SQL Footprint - A gem for working with legacy Rails apps

I just wanted to leave some notes on a new gem that I and some folks from my day job put together to solve a couple of specific problems. The sql_footprint gem tracks queries that ActiveRecord uses when you run your tests, and creates a footprint.sql file showing what queries are actually being executed. It also canonicalizes and dedupes similar queries so you're just seeing unique types of queries in the footprint.

Why is this useful?

  • Helps to identify potentially dangerous/bottleneck queries more clearly within pull requests/code review.
  • Helps to identify db dependencies when breaking a monolith architecture down into separate services and databases.

Identifying bottlenecks

SQL Footprint shows you when you're doing something in the DB that hasn't already been done. Imagine finding this code in a pull request:

 Customer.where(last_name: "Smith") 

Seems harmless, but do we already query by last name in our app? Rather than search your entire code base looking for queries that might be doing something similar, you can simply look at your SQL Footprint:

 Select * from customers where last_name = 'value-redacted'; 

If you see this in the diff for your sql footprint, you know you're breaking new ground with this query. You should probably talk to your database folks about any optimization concerns. Likewise if you see the removal of expensive queries, maybe you can go ask your DBAs to buy you a beer? SQL Footprint buys you beer. That's just how it works. :)

Breaking down monoliths

One of the things that can be difficult in breaking a monolith architecture into smaller services is deciding if/when/how to break down the monolith sql database that you likely have all your data in. SQL Footprint is just one way of getting a good view of what objects in your database are depended upon by application components.

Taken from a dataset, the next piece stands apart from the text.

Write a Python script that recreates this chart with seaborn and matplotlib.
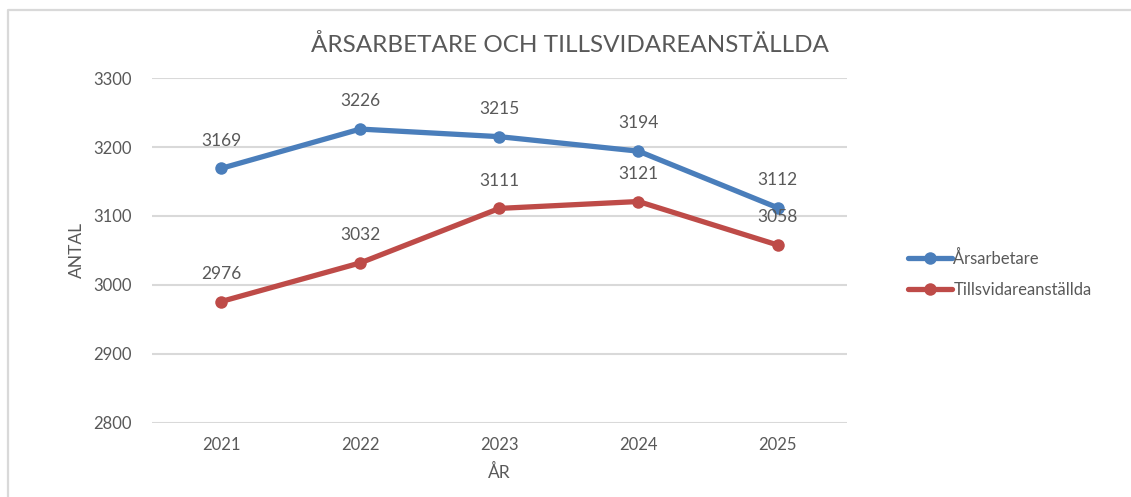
import pandas as pd
import matplotlib.pyplot as plt
import seaborn as sns
from matplotlib.lines import Line2D

years = [2021, 2022, 2023, 2024, 2025]
arsarbetare = [3169, 3226, 3215, 3194, 3112]
tillsvidare = [2976, 3032, 3111, 3121, 3058]
series_names = ['Årsarbetare', 'Tillsvidareanställda']

df = pd.DataFrame({
    'År': years * 2,
    'Antal': arsarbetare + tillsvidare,
    'Serie': [series_names[0]] * 5 + [series_names[1]] * 5,
})

sns.set_style("white")
plt.rcParams['font.family'] = ['Lato', 'DejaVu Sans']
text_col = '#595959'
palette = {series_names[0]: '#4A7EBB', series_names[1]: '#BE4B48'}

fig = plt.figure(figsize=(11.31, 4.97), dpi=100)
ax = fig.add_axes([0.134, 0.149, 0.615, 0.694])

sns.lineplot(data=df, x='År', y='Antal', hue='Serie', palette=palette,
             marker='o', markersize=9, markeredgewidth=0, linewidth=3.8,
             ax=ax, legend=False)

for _, row in df.iterrows():
    ax.annotate(str(row['Antal']), (row['År'], row['Antal']),
                xytext=(0, 20), textcoords='offset points',
                ha='center', va='center', fontsize=12.5, color=text_col)

ax.set_xlim(2020.5, 2025.5)
ax.set_ylim(2800, 3300)
ax.set_xticks(years)
ax.set_xticklabels([str(y) for y in years])
ax.set_yticks(range(2800, 3301, 100))
ax.grid(axis='y', color='#D9D9D9', linewidth=1.5)
ax.set_axisbelow(True)
for s in ax.spines.values():
    s.set_visible(False)
ax.tick_params(axis='both', length=0, labelsize=12, labelcolor=text_col)
ax.tick_params(axis='y', pad=14)
ax.tick_params(axis='x', pad=10)

ax.set_xlabel('ÅR', fontsize=12.5, color=text_col, labelpad=8)
ax.set_ylabel('ANTAL', fontsize=12.5, color=text_col, labelpad=6)
fig.text(0.504, 0.91, 'ÅRSARBETARE OCH TILLSVIDAREANSTÄLLDA',
         ha='center', va='center', fontsize=17.5, color=text_col)

handles = [Line2D([], [], color=palette[n], lw=3.8, marker='o',
                  markersize=9, markeredgewidth=0) for n in series_names]
leg = fig.legend(handles, series_names, loc='center left',
                 bbox_to_anchor=(0.79, 0.449), frameon=False,
                 fontsize=12, handlelength=2.6, handletextpad=0.1,
                 labelspacing=0.9)
for t in leg.get_texts():
    t.set_color(text_col)

# outer chart border (clipped at right and bottom)
bx, by = 8 / 1131, 1 - 10 / 497
fig.add_artist(Line2D([bx, bx, 1.0], [0.0, by, by], color='#D9D9D9',
                      lw=1.6, transform=fig.transFigure))

fig.savefig('out.png', dpi=100)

Especially if you're taking the approach of breaking things into APIs/Microservices before splitting the DB. By getting a service-by-service footprint, you should be able to see where database dependencies overlap and where they don't. For example, if your "CustomerService" is the only service that ever touches the customers table, you know you can (if you want) pull that table into it's own database and let the custoemrs service "own" that.

Hope this is useful for some of you! I know we're making great use of it so far. Let me know if you have any questions or suggestions for improvement.